When the mathematical model is nonlinear; then in general, there are no precise formulae for finding the least squares best fit to the data. However, there are mathematical methods for numerically finding the least squares best fit to thedata. These numerical methods are notoriously unstable.
Nonlinear Least Squares for Cumulative AIDS cases
Below is an applet that computes the least squares best fit to the data for cumulative AIDS cases shown in the Allometic modeling section. In this case, the least squares best fit is taken directly from the data, instead of doing a linear least squares fit to the the logarithms of the data.
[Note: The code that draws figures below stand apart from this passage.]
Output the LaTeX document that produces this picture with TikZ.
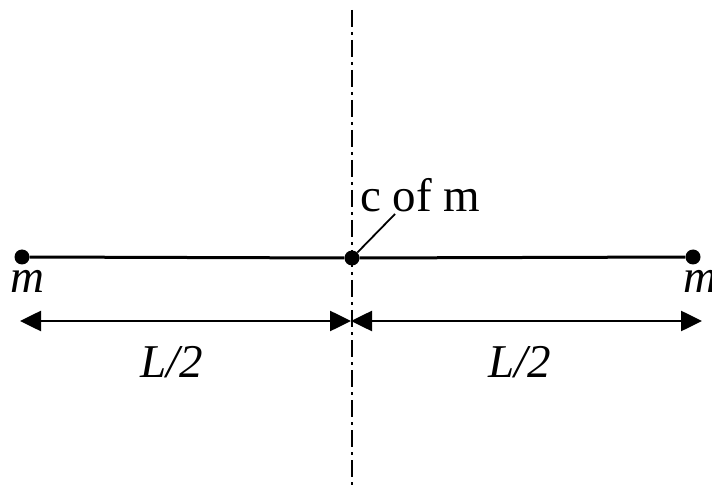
\documentclass[tikz,border=0pt]{standalone}
\usepackage{fontspec}
\setmainfont{Liberation Serif}
\usetikzlibrary{arrows.meta}

\begin{document}
\begin{tikzpicture}[x=1pt, y=1pt,
    massa/.style={circle, fill=black, inner sep=0pt, minimum size=15pt},
    rotulo/.style={inner sep=0pt, font=\fontsize{47}{50}\selectfont},
    eixo/.style={line width=2pt, dash pattern=on 17pt off 5pt on 3pt off 5pt},
    barra/.style={line width=3pt},
    cota/.style={{Triangle[length=21pt,width=20pt]}-{Triangle[length=21pt,width=20pt]}, line width=2.6pt}
]
    \useasboundingbox (0,0) rectangle (712,-486);

    % eixo de simetria
    \coordinate (eixotopo) at (352,-10);
    \coordinate (eixobase) at (352,-486);
    \draw[eixo] (eixotopo) -- (eixobase);

    % barra com as massas
    \node[massa] (massaesq) at (22,-257) {};
    \node[massa] (centro) at (352,-258) {};
    \node[massa] (massadir) at (693,-257) {};
    \draw[barra] (massaesq) -- (centro) -- (massadir);

    \node[rotulo, anchor=base] (mesq) at (27,-293) {\itshape m};
    \node[rotulo, anchor=base west] (mdir) at (683,-293) {\itshape m};

    % centro de massa
    \node[rotulo, anchor=base west] (cdm) at (360,-212) {c of m};
    \coordinate (guia) at (395,-214);
    \draw[line width=1.8pt] (centro) -- (guia);

    % cotas
    \coordinate (cotaesq) at (20,-321);
    \coordinate (cotameio) at (351,-321);
    \coordinate (cotadir) at (702,-321);
    \draw[cota] (cotaesq) -- (cotameio);
    \draw[cota] (cotameio) -- (cotadir);

    \node[rotulo, anchor=base] (metadeesq) at (172,-377) {\itshape L/2};
    \node[rotulo, anchor=base] (metadedir) at (520,-377) {\itshape L/2};
\end{tikzpicture}
\end{document}
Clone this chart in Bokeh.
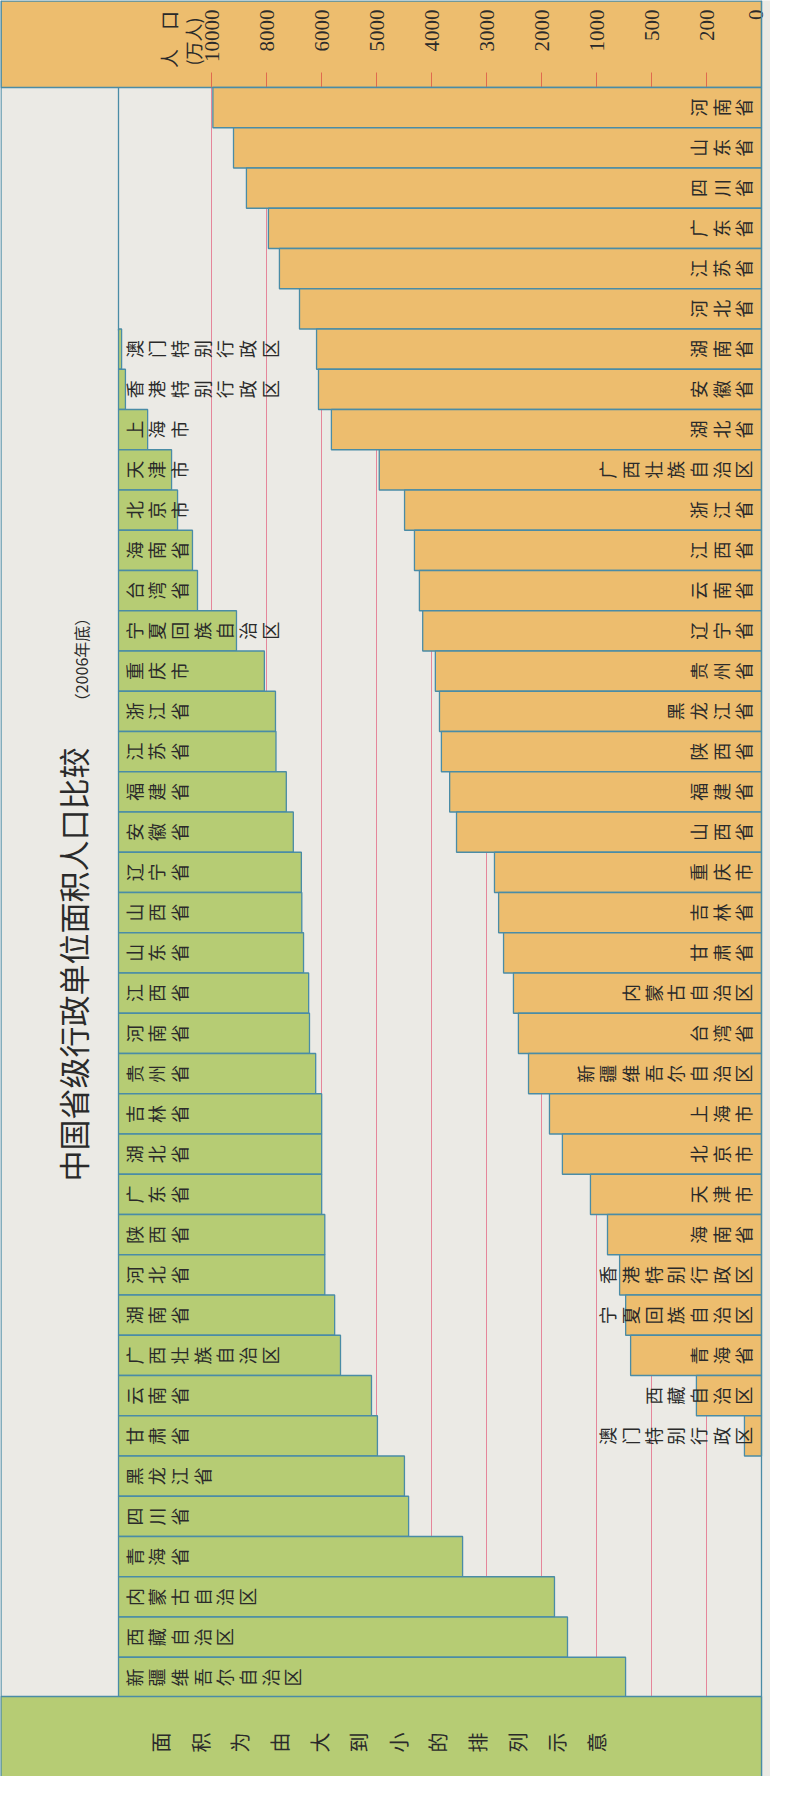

See if you can find the least squares best fit to these data.
By adjusting the parameters A and r, the least squares best fit can be minimized with A = 210 and r = 2.87, giving the sum of the squares of the errors as J(A,r) = 210,000. This graph is visibly closer to the data than the fit using the linear least squares fit to the logarithm of the data. Furthermore, this fit will clearly give a better projection of future cumulative AIDS cases by inspection of the graph.
The linear least squares fit to the log of the data is much simpler for finding a power law model, especially with features such as Trendline in Excel. However, this method tends to bias the earlier data points, which is especially poor for projecting future results. The applet above gives an unbiased nonlinear least squares fit to the data, which is probably the best fit if no other information is available. When more is known about a particular data set, then other weighted least squares analyses may be provide the best fit. However, all of these nonlinear least squares methods are significantly more difficult than the method studied in the allometric section.